Friday, April 29, 2011

April 29: Norbert Cunningham - Bottom Feeder

Today's column at the foot of the editorial page  is a collector's item.

Norbert is in a real tizzy because the election has been so boring and, for Liberals and Conservatives, so negative. He has the grace to say that Layton has been performing well - but the lack of grace to say he considers him goofy and stiff. (Nothing wrong with saying that - if you're also willing to to say similar things about Stephen Harper and James Irving. The ball is in your court, Norbert.)

In fact, this whole column is an attack ad against the parties that he criticizes for running attack ads. Norbert has no shown no sense of what the major issues are. (Mr. Irving probably hasn't told him yet.)

The election campaign was boring and is now confusing not because of the politicians Mr. Cunningham excoriates. It's boring because editors like those at The Moncton Times and Transcript have never informed the public about the issues, and have old us very little about the policies. Indeed, all we know about NDP policies from the T&T is that Norbert thinks them goofy. Some politicians are at fault. But the greater fault lies with our news media. In Moncton, it especially lies with a dreadfully ignorant and sometimes lying editorial board at the T&T.  For example:

In 2008, Harper was threatened by the possibility of a coalition of the opposition parties. He took the stand that such a coalition was illegal under the Canadian constitution. Norbert Cunningham and the editors at the T&T in general took up the cry that this was illegal. In fact, the constitution doesn't even mention parties.As well, and again despite the views of Cunningham and  his wretched paper, the leader of the largest party does not have the right to be prime minister. Indeed, the prime minister is not in the constitution, either.

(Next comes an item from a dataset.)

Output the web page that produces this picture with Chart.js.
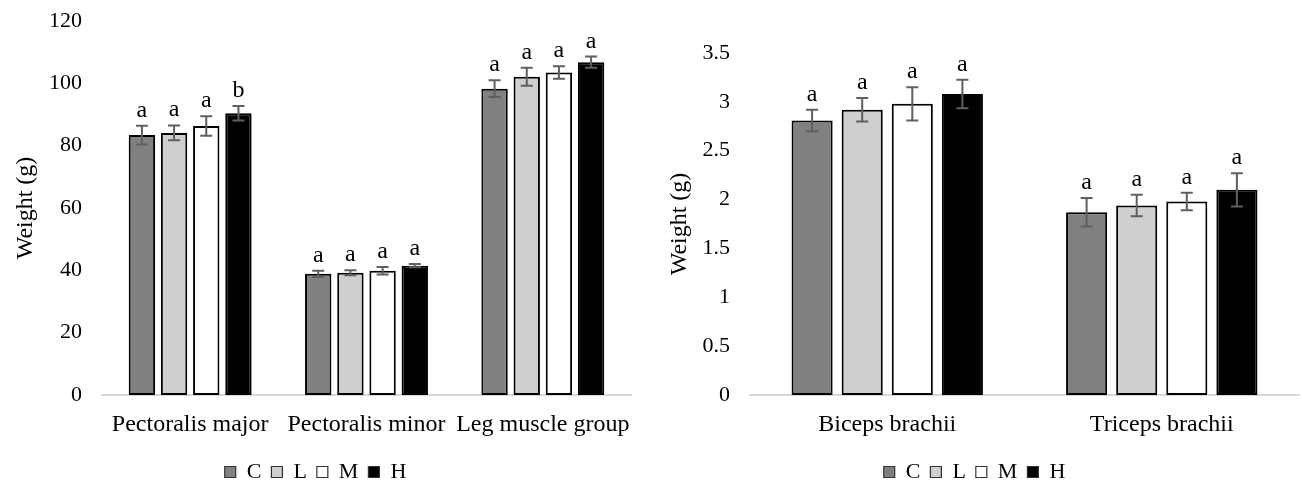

The editors of the T&T  certainly have the right to publish whatever opinon they like. But in this case, they were either ignorant of the Canadian consitution and of Canadian history, or they were lying. It can only be one or the other. There is no middle ground.

If we are ignorant of the issues, it's because our news media have deliberately kept us ignorant - and Norbert has been a lead player. That's why New Brunswick has a Liberal Party that is exactly the same as the Conservative party. And of all of die hard liberals and conservatives out there, not one in ten thousand even knows what the words liberal and conservative mean. And I'm afraid the editors of The T&T aren't a part of the small group that does know.

In another con game, when a handful of people held a protest about the closing of Moncton High, every news medium in the city gave it full coverage. In fact, there was no story. Of a good two thousand or more parents available, there weren't enough parents at the protest for a decent game of dice. There was no story. But all the new media ran it as the big story of the day. Why?

1. Journalists can be like sheep. They follow the herd.
2. For the Times, it was a chance to further villify the school system.

They had been running an intense campaign against the teachers and the  education councils. Most of it was lies. The rest was vicious slander. The purpose was to discredit public schools so the Irvings and Ganongs and their friends could step in to suck more money out of the province.

When the Superintendent and the council chairman wrote to correct what the paper had been saying, their letters were published, and the paper laid off a bit. But it never admitted it had been wrong.

All of this time, a major writer for the T&T was a member of the education council. Why was he silent? Who put him on the council? (He obviously knows nothing about education.) Who does he really represent?

I spoke to the council last October. (Of course, the story neve made the T&T). That reporter and at least two other members were linked to corporate New Brunswick. I suspect you would find the pattern through home and school and many other groups in the province.

If our election was boring, Mr. Cunningham, it was so largely because of you and other private news media in the city. It was because of your betrayal of fundamental principles of journalism that we don't know what's going on and, not knowing, don't care.